WTF.. this is against ALL current trends, use value against ownership..bwwaahha.
I don’t know what you’re talking about. The post doesn’t contain the term “use value”, so I don’t know what you’re objecting to, or agreeing with.
Btw, that was you colleague Paul Fritjers, got done over by his universities apparatchiks for doing reseach with a social edge his bosses didnt like, I was reading the other day?
The very same. As fine a testament to the corporatisation and bureaucratisation of university life as one is ever likely to encounter.
Swallowed up by the small minded arse covering of middle managers – who were backed up by more senior managers until things unraveled for them.
If privacy concerns had been similar in the last century, the telephone book would have been impossible.
Good point.
On second thoughts, one’s appearance in the phone book is voluntary. One can have a silent number. So the only thing was not getting explicit consent, but everyone knew the ropes.
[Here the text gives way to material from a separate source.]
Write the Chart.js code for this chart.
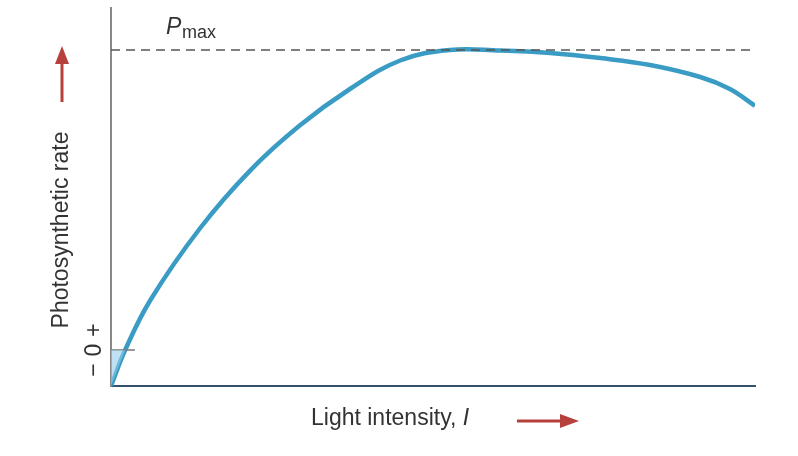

Nicholas , do many really think of personal ‘shopping’ data as ‘property’ in the economic IP sense, as apposed to the ‘ personal private property’ sense?
There are already too many deliberate extensions of IP into things that are not IP , without doing it accidentally.
Absolutely there are. We’re encouraged to think of it as ‘my’ data. One doesn’t need to impute formal IP rights to this – as in copyright – for people to claim that, it being ‘their’ data, they should be able to withhold it and/or sell it as they see fit. I’m not greatly exercised by that – as it’s probably the best way to get the data flowing – through information intermediaries. But it’s pretty disastrous when the data from government systems can’t be used in various ways without the consent of those from whom it’s been collected, whom it is about.
I think that much of this , least in relation to government held data, turns on : can we trust that the data will really be stripped of the information that would identify , ‘me’.
And it also turns on the fact that very few of the general public , including most of our pollies, really understand what meta means, no?